REVIEW: The Love Witch | Revelation Film Festival
Twisted and wry, The Love Witch is a freaky and off-beat motion picture from writer/director Anna Biller.
Elaine is a beautiful young witch who is determined to find a man who’ll love her. She conjures up love potions in her apartment in order to seal the deals. However, the potions work a little too well and so she leaves a trail of victims in her wake. When a couple of detectives are hot on Elaine’s trail, The Love Witch fully lays bare its intelligent feminist commentary and proudly lurid heart.
Aesthetically speaking, it’s one of the most pleasurable films I’ve ever seen. Every single scene is exquisitely detailed and colourful, but never to the point where it overwhelms the senses. It’s shot on 35mm film to give it that classical feel (you couldn’t be blamed for thinking this film is from the 60s). The compositions are perfect yet never showy – Biller is strikingly fluent in the language of cinema. Also, every prop was handcrafted by the director herself. The Love Witch, in between its bouts of strange cruelty, is as personal and warm as a hug.
Though the style is old, the intent is modern – the monster isn’t a mysterious succubus devil ripped from a 50s pulp novel, but a love-starved human being who’s tired of having her body used as a garbage can by men. The tragedy is that she uses “sex magic as a way to unlock love magic” and is always disappointed when the unflattering aspects of love come blubbering out of the heavily masculinised men’s mouth, eyes, and nose. “What a pussy,” she sneers in one of the film’s many unexpectedly gut busting moments. “Pooooor baby,” she drawls in another.

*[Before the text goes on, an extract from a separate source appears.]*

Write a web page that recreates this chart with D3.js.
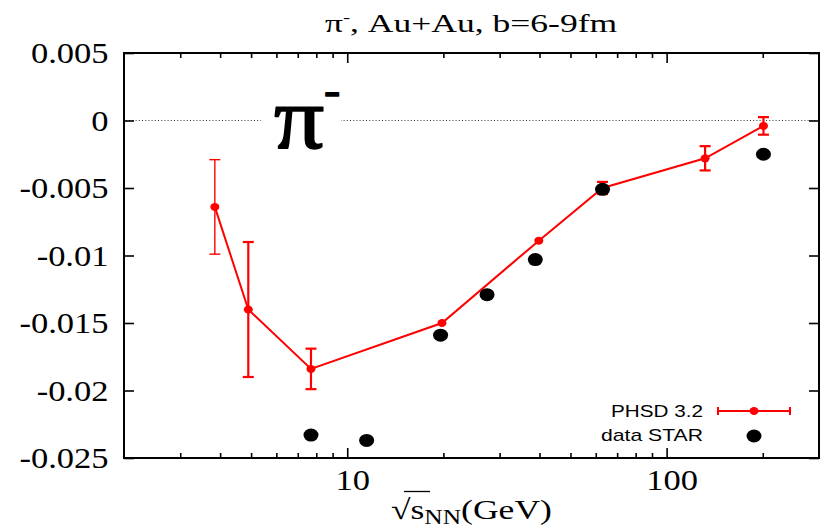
<!DOCTYPE html>
<html><head><meta charset="utf-8">
<script src="https://cdn.jsdelivr.net/npm/d3@7"></script>
<style>body{margin:0;background:#fff} svg{display:block}</style>
</head><body>
<script>
// PHSD 3.2 model: directed-flow slope vs collision energy, with error bars
const phsdEnergy = [3.85, 4.9, 7.7, 19.8, 39.8, 63, 132, 201];
const phsdValue  = [-0.0064, -0.0140, -0.0184, -0.0150, -0.0089, -0.0050, -0.0028, -0.0004];
const phsdError  = [0.0035, 0.0050, 0.0015, 0, 0, 0.00045, 0.0009, 0.00065];
// STAR measurements
const starEnergy = [7.7, 11.5, 19.6, 27.4, 38.8, 63, 201];
const starValue  = [-0.0233, -0.0237, -0.0159, -0.0129, -0.0103, -0.0051, -0.0025];
// Axis ticks
const xMajorTicks = [10, 100];
const xTickLabels = ["10", "100"];
const xMinorTicks = [3, 4, 5, 6, 7, 8, 9, 20, 30, 40, 50, 60, 70, 80, 90, 200];
const yTicks = [-0.025, -0.02, -0.015, -0.01, -0.005, 0, 0.005];
const yTickLabels = ["-0.025", "-0.02", "-0.015", "-0.01", "-0.005", "0", "0.005"];

const W = 821, H = 528;
const L = 124, R = 819, T = 53, B = 458;
const SX = 1.19; // horizontal stretch of serif labels
const serif = "'Liberation Serif', 'Times New Roman', serif";
const sans = "'Liberation Sans', Arial, sans-serif";
const RED = "#ff0000";

const svg = d3.select("body").append("svg").attr("width", W).attr("height", H);

const x = d3.scaleLog().domain([2, 300]).range([L, R]);
const y = d3.scaleLinear().domain([-0.025, 0.005]).range([B, T]);

function fitText(t, x0, x1, base) {
  const b = t.node().getBBox();
  const s = (x1 - x0) / b.width;
  t.attr("transform", `translate(${x0},${base}) scale(${s},1) translate(${-b.x},0)`);
}

// zero reference line
svg.append("line")
  .attr("x1", L + 2).attr("x2", R - 2).attr("y1", y(0)).attr("y2", y(0))
  .attr("stroke", "#333").attr("stroke-width", 1).attr("stroke-dasharray", "1,2.2");

// axes (ticks pointing inward on all four sides)
function styleAxis(g) {
  g.select(".domain").remove();
  g.selectAll(".tick line").attr("stroke", "#000").attr("stroke-width", 1.6);
}
svg.append("g").attr("transform", `translate(0,${B})`)
  .call(d3.axisBottom(x).tickValues(xMinorTicks).tickSize(-5).tickFormat(""))
  .call(styleAxis);
const xb = svg.append("g").attr("transform", `translate(0,${B})`)
  .call(d3.axisBottom(x).tickValues(xMajorTicks).tickSize(-10)
    .tickFormat((d, i) => xTickLabels[i]))
  .call(styleAxis);
xb.selectAll(".tick text")
  .attr("font-family", serif).attr("font-size", 29).attr("fill", "#000")
  .attr("y", 32).attr("dy", 0).attr("x", 5 / SX)
  .attr("transform", `scale(${SX},1)`);
svg.append("g").attr("transform", `translate(0,${T})`)
  .call(d3.axisTop(x).tickValues(xMinorTicks).tickSize(-5).tickFormat(""))
  .call(styleAxis);
svg.append("g").attr("transform", `translate(0,${T})`)
  .call(d3.axisTop(x).tickValues(xMajorTicks).tickSize(-10).tickFormat(""))
  .call(styleAxis);

const yl = svg.append("g").attr("transform", `translate(${L},0)`)
  .call(d3.axisLeft(y).tickValues(yTicks).tickSize(-10)
    .tickFormat((d, i) => yTickLabels[i]))
  .call(styleAxis);
yl.selectAll(".tick text")
  .attr("font-family", serif).attr("font-size", 29).attr("fill", "#000")
  .attr("x", -15.5 / SX).attr("dy", "0.33em")
  .attr("transform", `scale(${SX},1)`);
svg.append("g").attr("transform", `translate(${R},0)`)
  .call(d3.axisRight(y).tickValues(yTicks).tickSize(-10).tickFormat(""))
  .call(styleAxis);

// frame
svg.append("rect").attr("x", L).attr("y", T).attr("width", R - L).attr("height", B - T)
  .attr("fill", "none").attr("stroke", "#000").attr("stroke-width", 2);

// big particle label with white backing over the zero line
svg.append("rect").attr("x", 261).attr("y", 92).attr("width", 80).attr("height", 58).attr("fill", "#fff");
const bigPi = svg.append("text").attr("font-family", serif)
  .attr("stroke", "#000").attr("stroke-width", 1.6).attr("stroke-linejoin", "round");
bigPi.append("tspan").attr("font-size", 88).text("π");
bigPi.append("tspan").attr("font-size", 42).attr("dy", -44).text("-");
fitText(bigPi, 274, 340, 148);

// PHSD curve
const pts = phsdEnergy.map((e, i) => ({e, v: phsdValue[i], err: phsdError[i]}));
svg.append("path").datum(pts)
  .attr("d", d3.line().x(d => x(d.e)).y(d => y(d.v)))
  .attr("fill", "none").attr("stroke", RED).attr("stroke-width", 2);
const eb = svg.append("g").attr("stroke", RED);
pts.forEach((d, i) => {
  if (d.err <= 0) return;
  const cx = x(d.e), y0 = y(d.v - d.err), y1 = y(d.v + d.err);
  const sw = i === 0 ? 1.4 : 2.2;
  eb.append("line").attr("stroke-width", sw).attr("x1", cx).attr("x2", cx).attr("y1", y0).attr("y2", y1);
  eb.append("line").attr("stroke-width", sw).attr("x1", cx - 5.5).attr("x2", cx + 5.5).attr("y1", y0).attr("y2", y0);
  eb.append("line").attr("stroke-width", sw).attr("x1", cx - 5.5).attr("x2", cx + 5.5).attr("y1", y1).attr("y2", y1);
});
svg.append("g").selectAll("ellipse").data(pts).join("ellipse")
  .attr("cx", d => x(d.e)).attr("cy", d => y(d.v))
  .attr("rx", 4.5).attr("ry", 4).attr("fill", RED);

// STAR data
svg.append("g").selectAll("ellipse").data(starEnergy).join("ellipse")
  .attr("cx", d => x(d)).attr("cy", (d, i) => y(starValue[i]))
  .attr("rx", 7.5).attr("ry", 6.5).attr("fill", "#000");

// legend
const lg1 = svg.append("text").attr("font-family", sans).attr("font-size", 17).text("PHSD 3.2");
fitText(lg1, 611, 703, 417);
const lg2 = svg.append("text").attr("font-family", sans).attr("font-size", 17).text("data STAR");
fitText(lg2, 601, 703, 441);
const lgy = 411;
svg.append("line").attr("x1", 718).attr("x2", 790).attr("y1", lgy).attr("y2", lgy)
  .attr("stroke", RED).attr("stroke-width", 2);
[718, 790].forEach(cx => svg.append("line").attr("x1", cx).attr("x2", cx)
  .attr("y1", lgy - 4).attr("y2", lgy + 4).attr("stroke", RED).attr("stroke-width", 2));
svg.append("ellipse").attr("cx", 754).attr("cy", lgy).attr("rx", 4.5).attr("ry", 4).attr("fill", RED);
svg.append("ellipse").attr("cx", 754).attr("cy", 436).attr("rx", 7.5).attr("ry", 6.5).attr("fill", "#000");

// title
const title = svg.append("text").attr("font-family", serif).attr("font-size", 25);
title.append("tspan").text("π");
title.append("tspan").attr("font-size", 15).attr("dy", -10).text("-");
title.append("tspan").attr("dy", 10).text(", Au+Au, b=6-9fm");
fitText(title, 325, 618, 32);

// x-axis title
const xt = svg.append("text").attr("font-family", serif).attr("font-size", 28);
xt.append("tspan").text("√s");
xt.append("tspan").attr("font-size", 20).attr("dy", 5).text("NN");
xt.append("tspan").attr("dy", -5).text("(GeV)");
fitText(xt, 391, 552, 519);
svg.append("line").attr("x1", 404).attr("x2", 430).attr("y1", 491.5).attr("y2", 491.5)
  .attr("stroke", "#000").attr("stroke-width", 1.3);
</script>
</body></html>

Samantha Robinson gives a movie star worthy performance as Elaine. She’s reminiscent of the alluring sociopath ladies from old European films such as Catherine Deneuve in 1967’s Belle de Jour – mesmerising, bored, and terrifyingly unpredictable. Gian Keys as the detective on the case radiates a warmth and an old fashioned stoicism, which makes it that much funnier when he does or says manfully buffoonish things. They and every actor here gives a performance that fits the odd tone; a tone located somewhere between sincere melodrama and postmodern campy genre sendup.
The Love Witch runs at the briskest 120 minutes ever. This is because, despite its indulgence (not a criticism, Versailles is indulgent too), every single moment has clarity and purpose and flawlessly builds to the succeeding scene. Forget its sexy uniqueness and general oddness; structurally this is as solid as something as unsexy as a brick-house. And that’s what matters most of all.
Personally, this is my favourite so far of the films playing at Revelation Film Festival. See it and be rendered giddy with the purest joy that cinema has to offer.